After waiting for more than eight months, hundreds of retrenched National Conservation Commission (NCC) workers will finally have their day before the Employment Rights Tribunal next month.
Minister of Labour Senator Dr Esther Byer made the revelation this morning, soon after meeting with the new tribunal chairman Hal Gollop, QC and taking him on a tour of the facilities at her ministry where the reconstituted body will function.
Gollop told reporters that of the more than 70 cases to be heard by the tribunal, the NCC matter would be a priority.
“The workers at the NCC may rest assured that the tribunal would be working and exerting every possible effort to bring justice to their cause. Certainly their cases are matters for priority and given the industrial climate, I have no doubt that the minister will insist that the interests of those NCC workers be attended immediately. So we look forward to getting the tribunal started,” added the Queen’s Counsel.
Byer said three people had already been appointed but did not disclose the identities of the others.
“We are waiting on the nominees from labour. We have one so far, but we are waiting on the other nominees from labour and we are awaiting the employers’ nominees . . . and they’ve given their assurances that they would be in by the end of the month so that, at the beginning of February, we are ready to go,” she said.
Byer said that, in the interim, the chairman and his deputy would be brought up to speed so they could lead the process.
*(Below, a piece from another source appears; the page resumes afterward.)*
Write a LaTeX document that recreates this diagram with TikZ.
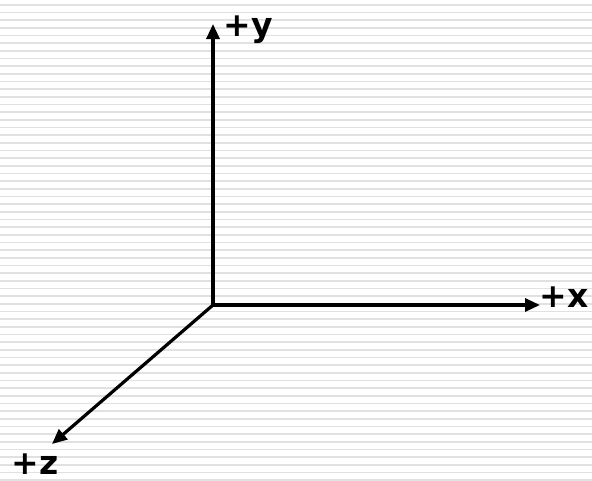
\documentclass[tikz,border=0pt]{standalone}
\usepackage{fontspec}
\setmainfont{DejaVu Sans}
\usetikzlibrary{arrows.meta}
\begin{document}
\begin{tikzpicture}[x=1pt,y=-1pt,
  axis/.style={line width=3.2pt,-{Triangle[length=15pt,width=13pt]}},
  lbl/.style={font=\fontsize{33}{33}\selectfont\bfseries,inner sep=0pt,anchor=base,text depth=0pt}]
\useasboundingbox (0,0) rectangle (592,480);
\fill[white] (0,0) rectangle (592,480);
\foreach \i in {0,...,62}{
  \draw[color={rgb,255:red,225;green,225;blue,225},line width=1.6pt] (0,{4.7+7.67*\i}) -- (592,{4.7+7.67*\i});
}
\coordinate (o) at (213,305);
\coordinate (ty) at (213,24);
\coordinate (tx) at (540,305);
\coordinate (tz) at (52,444);
\draw[axis] (o) -- (ty);
\draw[axis] (o) -- (tx);
\draw[axis] (o) -- (tz);
\node[lbl] (ly) at (248,36) {+y};
\node[lbl] (lx) at (564,307) {+x};
\node[lbl] (lz) at (35,474) {+z};
\end{tikzpicture}
\end{document}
She also disclosed that three additional people would be hired as independent contractors to assist the tribunal in its work – a registrar, a secretary/transcriptionist and a clerk typist.
They would be appointed for six months to assist with the backlog of cases dating back to just over a year. At the end of that period, the tribunal would draw from a pool of workers.
The minister also told reporters that three panels would run concurrently to push forward cases.
Her update on the process of getting justice for the former NCC workers came as the National Union of Public Workers (NUPW) led a demonstration in Bridgetown protesting the delay in the tribunal’s hearing of the retrenched employees’ case.
Explaining the importance of the tribunal, Byer said she had explored, with the NUPW and the Barbados Workers’ Union (BWU), options to address the situation of the NCC workers, but it was agreed that the best way forward was engaging the body.
“So we are moving apace to ensure that, from the beginning of February, everybody is good to go,” she assured.
Meantime, Gollop gave the assurance that the tribunal process would not be complicated to ensure that the ordinary person could get justice.
He said he hoped to meet shortly with the members of the tribunal who have already been appointed to plan the way forward.
Once the remaining members were appointed, he said, he would also meet with them.
“It has to be an effort of all of us. There are various interests represented and those interests have to be brought under a common umbrella to achieve that justice that we speak of,” the Queen’s Counsel said.